On Monday, Meeting Room A in the Leroy Collins Main Public Library in Leon County was abuzz with schoolteachers excited to welcome Crist. He assured them their struggles were his struggles.
Sitting around a table with Crist, the teachers from
Leon and neighboring counties vented their complaints about the education system, including salaries, low classroom funds, standardized testing circumstances, teacher evaluation systems and performance pay.
Crist said, "Just because a judge said it was [constitutional] one day doesn't make it right forever."
Crist also said if he is elected this year, "We could appoint new judges, too."
Several of the teachers present at the meeting were representing Title 1 schools, where the majority of students are at or below the poverty level. Shari Gawanter is a kindergarten teacher at a Title 1 school on the South Side of Tallahassee. She jumped at the chance to speak with Crist about what she thinks isn’t working in the education system.
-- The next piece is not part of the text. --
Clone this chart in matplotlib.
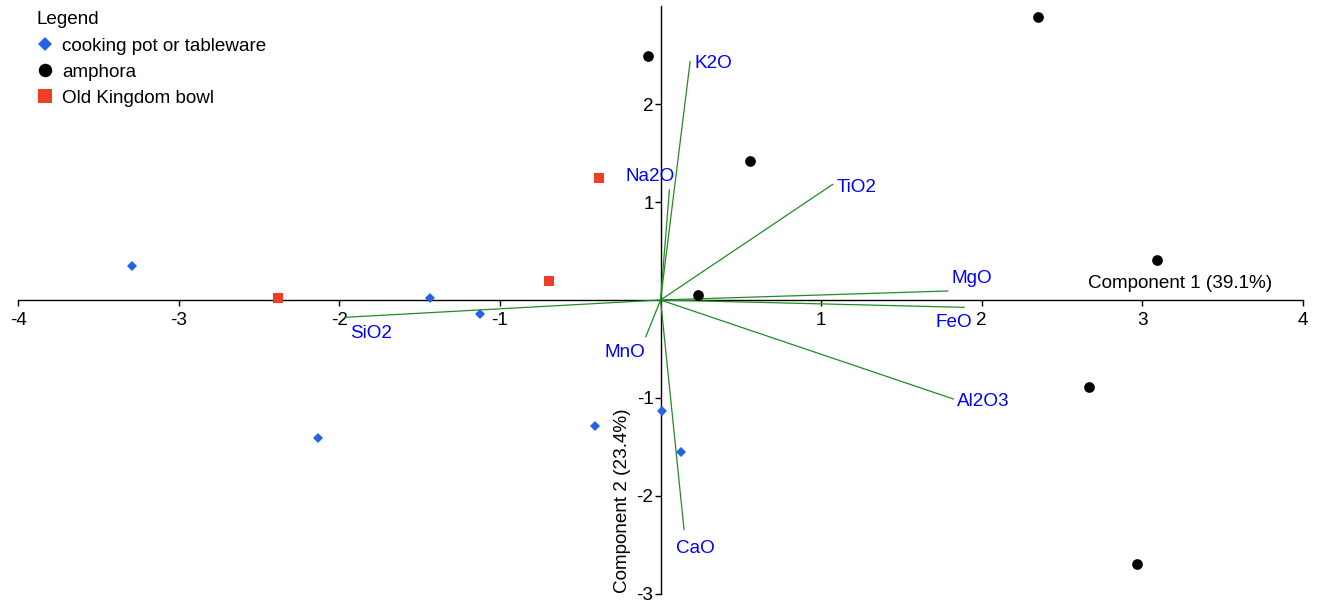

"There will be a test, and the test will be what he does when he's in office," Gawanter says. "If he doesn't do what he says he's gonna do, then we'll be there to tell him."
Major components of Crist’s plan to fix education are pumping money back into the Bright Futures Scholarship and granting more state funds to colleges and universities. As for how he plans to achieve this, Crist referenced this year’s state budget surplus of more than $1 billion.
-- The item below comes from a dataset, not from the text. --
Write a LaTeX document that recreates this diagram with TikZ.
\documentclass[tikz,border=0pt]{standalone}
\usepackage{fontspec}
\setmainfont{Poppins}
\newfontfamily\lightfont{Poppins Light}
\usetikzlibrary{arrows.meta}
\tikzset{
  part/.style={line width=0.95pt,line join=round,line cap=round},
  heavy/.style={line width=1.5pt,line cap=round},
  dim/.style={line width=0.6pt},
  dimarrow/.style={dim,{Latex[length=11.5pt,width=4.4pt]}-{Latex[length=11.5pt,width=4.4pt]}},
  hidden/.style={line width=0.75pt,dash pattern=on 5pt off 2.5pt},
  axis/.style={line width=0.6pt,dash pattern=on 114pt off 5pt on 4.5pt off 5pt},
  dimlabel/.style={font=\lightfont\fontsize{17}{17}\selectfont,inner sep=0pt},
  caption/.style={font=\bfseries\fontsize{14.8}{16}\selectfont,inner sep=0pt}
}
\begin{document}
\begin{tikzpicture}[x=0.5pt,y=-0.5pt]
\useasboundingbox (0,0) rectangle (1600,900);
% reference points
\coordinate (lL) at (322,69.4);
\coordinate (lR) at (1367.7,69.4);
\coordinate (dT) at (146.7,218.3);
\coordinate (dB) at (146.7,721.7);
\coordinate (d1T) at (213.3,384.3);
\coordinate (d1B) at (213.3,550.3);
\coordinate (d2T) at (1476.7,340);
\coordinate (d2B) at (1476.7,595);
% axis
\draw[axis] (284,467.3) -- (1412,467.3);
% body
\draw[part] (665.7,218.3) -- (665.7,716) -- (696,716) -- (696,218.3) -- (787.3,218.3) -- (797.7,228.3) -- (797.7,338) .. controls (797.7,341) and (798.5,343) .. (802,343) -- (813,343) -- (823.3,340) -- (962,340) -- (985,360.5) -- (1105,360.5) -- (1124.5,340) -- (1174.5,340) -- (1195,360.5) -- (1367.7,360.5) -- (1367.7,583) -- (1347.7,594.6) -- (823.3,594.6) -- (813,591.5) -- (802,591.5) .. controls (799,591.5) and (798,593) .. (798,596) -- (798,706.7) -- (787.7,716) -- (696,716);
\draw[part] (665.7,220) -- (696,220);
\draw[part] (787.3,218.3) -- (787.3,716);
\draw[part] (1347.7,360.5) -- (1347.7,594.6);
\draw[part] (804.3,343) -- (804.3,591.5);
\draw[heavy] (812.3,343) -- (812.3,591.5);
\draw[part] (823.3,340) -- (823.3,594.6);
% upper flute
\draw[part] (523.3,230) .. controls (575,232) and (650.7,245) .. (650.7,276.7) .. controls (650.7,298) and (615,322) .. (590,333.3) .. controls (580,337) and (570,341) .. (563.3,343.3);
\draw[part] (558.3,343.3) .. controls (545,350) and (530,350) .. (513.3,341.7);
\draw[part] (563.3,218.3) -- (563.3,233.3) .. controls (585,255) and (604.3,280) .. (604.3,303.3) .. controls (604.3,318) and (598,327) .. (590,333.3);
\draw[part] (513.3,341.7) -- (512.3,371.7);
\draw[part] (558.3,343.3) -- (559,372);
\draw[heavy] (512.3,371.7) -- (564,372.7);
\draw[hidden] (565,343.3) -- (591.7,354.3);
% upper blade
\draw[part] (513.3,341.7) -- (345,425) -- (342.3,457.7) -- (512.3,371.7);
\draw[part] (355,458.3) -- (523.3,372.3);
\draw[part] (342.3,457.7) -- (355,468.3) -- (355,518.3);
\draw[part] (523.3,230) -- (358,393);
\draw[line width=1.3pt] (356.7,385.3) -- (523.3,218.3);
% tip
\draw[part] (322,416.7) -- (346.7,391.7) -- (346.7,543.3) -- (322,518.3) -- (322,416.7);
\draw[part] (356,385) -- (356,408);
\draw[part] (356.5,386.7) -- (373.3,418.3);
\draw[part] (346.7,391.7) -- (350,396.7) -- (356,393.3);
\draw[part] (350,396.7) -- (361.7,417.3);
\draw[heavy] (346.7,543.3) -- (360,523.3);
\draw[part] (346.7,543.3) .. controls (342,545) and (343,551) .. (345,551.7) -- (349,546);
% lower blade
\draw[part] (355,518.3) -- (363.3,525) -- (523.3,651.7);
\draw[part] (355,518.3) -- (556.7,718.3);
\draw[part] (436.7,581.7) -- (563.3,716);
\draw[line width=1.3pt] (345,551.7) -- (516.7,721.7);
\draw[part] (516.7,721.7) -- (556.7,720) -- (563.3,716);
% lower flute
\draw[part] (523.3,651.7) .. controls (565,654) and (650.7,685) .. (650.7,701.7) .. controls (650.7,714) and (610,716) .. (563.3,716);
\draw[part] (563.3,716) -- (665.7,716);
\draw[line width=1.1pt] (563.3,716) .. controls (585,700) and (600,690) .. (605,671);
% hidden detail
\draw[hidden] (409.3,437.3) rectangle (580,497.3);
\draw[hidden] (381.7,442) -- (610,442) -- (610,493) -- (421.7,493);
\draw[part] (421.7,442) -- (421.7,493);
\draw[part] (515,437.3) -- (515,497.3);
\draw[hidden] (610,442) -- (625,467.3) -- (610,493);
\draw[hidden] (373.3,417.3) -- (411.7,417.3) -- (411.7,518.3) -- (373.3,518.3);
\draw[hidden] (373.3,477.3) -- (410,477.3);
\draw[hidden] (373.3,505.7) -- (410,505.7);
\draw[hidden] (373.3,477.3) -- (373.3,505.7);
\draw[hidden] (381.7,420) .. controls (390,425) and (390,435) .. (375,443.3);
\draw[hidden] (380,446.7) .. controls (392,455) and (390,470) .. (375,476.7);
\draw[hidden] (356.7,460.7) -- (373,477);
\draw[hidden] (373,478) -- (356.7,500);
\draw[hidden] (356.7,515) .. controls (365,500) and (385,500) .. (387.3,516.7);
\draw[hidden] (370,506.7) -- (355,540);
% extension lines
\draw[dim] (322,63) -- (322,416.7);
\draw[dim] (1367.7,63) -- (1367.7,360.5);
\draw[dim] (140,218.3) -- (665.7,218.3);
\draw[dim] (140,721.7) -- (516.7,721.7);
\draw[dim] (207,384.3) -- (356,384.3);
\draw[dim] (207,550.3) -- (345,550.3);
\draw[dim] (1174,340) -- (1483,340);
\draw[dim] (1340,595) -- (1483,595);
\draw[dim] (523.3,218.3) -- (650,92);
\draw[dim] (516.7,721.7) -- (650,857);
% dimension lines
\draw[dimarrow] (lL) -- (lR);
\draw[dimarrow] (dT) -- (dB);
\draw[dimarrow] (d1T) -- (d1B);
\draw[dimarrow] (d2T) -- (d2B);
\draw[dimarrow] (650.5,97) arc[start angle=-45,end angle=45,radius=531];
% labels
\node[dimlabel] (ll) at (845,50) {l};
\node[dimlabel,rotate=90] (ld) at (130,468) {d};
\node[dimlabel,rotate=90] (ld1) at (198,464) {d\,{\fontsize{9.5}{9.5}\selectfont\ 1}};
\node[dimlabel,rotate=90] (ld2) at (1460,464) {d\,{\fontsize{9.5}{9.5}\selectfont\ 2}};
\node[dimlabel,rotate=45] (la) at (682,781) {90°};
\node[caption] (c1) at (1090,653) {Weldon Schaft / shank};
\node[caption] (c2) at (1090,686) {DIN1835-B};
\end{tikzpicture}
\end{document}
"If you care about education, like I do, then in your recommendation to the Legislature before the next session starts, you allocate a lot more money to education," Crist says.
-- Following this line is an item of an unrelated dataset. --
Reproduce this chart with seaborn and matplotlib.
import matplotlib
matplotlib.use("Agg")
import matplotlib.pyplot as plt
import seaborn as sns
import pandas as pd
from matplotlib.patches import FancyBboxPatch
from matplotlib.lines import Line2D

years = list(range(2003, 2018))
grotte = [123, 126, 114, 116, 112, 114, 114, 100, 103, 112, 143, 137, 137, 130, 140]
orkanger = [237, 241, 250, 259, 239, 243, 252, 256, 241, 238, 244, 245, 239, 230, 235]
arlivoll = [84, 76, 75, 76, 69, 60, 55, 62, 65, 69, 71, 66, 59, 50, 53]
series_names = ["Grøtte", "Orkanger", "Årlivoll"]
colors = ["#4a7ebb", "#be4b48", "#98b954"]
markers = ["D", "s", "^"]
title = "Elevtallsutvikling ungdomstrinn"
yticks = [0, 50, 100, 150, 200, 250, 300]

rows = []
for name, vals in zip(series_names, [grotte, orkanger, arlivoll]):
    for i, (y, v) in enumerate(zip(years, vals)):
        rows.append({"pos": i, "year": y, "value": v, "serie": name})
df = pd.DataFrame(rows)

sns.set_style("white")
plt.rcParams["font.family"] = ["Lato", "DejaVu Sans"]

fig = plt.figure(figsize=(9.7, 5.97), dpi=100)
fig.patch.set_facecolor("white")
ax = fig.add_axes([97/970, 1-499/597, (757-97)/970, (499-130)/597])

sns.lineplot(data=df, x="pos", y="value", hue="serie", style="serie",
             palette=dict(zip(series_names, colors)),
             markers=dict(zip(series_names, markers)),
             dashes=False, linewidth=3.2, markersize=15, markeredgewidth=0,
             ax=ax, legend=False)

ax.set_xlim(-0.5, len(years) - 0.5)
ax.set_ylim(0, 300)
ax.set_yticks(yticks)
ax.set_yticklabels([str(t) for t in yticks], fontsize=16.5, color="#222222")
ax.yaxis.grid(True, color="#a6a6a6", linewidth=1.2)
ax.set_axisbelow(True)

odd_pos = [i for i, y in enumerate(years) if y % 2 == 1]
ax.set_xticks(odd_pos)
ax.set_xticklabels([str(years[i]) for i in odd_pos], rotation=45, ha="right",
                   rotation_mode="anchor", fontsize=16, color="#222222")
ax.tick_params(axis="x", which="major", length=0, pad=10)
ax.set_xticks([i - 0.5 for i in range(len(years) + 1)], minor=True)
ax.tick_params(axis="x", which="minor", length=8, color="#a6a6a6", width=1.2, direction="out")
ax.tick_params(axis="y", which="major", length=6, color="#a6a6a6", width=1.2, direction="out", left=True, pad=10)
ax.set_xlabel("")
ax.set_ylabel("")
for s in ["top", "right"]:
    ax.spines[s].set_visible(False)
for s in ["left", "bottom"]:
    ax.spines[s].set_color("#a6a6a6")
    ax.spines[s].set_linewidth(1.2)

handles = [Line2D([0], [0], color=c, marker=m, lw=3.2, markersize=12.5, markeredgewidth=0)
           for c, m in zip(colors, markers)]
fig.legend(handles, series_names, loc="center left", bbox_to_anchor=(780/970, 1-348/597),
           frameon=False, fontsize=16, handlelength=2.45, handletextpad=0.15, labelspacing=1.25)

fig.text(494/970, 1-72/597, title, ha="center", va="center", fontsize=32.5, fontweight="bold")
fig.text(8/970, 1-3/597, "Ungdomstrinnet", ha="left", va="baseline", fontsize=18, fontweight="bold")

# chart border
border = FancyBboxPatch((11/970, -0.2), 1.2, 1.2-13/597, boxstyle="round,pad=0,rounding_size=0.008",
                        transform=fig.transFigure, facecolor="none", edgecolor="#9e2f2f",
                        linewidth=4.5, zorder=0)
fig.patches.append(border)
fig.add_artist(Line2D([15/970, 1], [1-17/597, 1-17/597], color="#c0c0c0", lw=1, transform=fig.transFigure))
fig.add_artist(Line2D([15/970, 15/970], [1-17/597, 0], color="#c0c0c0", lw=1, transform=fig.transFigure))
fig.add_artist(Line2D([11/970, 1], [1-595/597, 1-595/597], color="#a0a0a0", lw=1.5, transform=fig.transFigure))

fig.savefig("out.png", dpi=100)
Also present at the meeting was Leon Classroom Teachers Association President David Worrell. Worrell considered the meeting with Crist a positive encounter for teachers and government.
"It was a great experience and a great opportunity because there have been times in the past where the governor's office door was shut," Worrell says.
Crist says if he were elected, he'd like to use whatever's left of the state's budget surplus for transportation.
"And maybe we could get a high speed rail, too," he says. "Maybe we'll have a governor that actually respects the President of the United States."
Crist and Scott both filed papers on Monday to qualify for their primaries. Democratic challenger Nan Rich filed hers on Tuesday. The state qualifying deadline is Friday, June 20.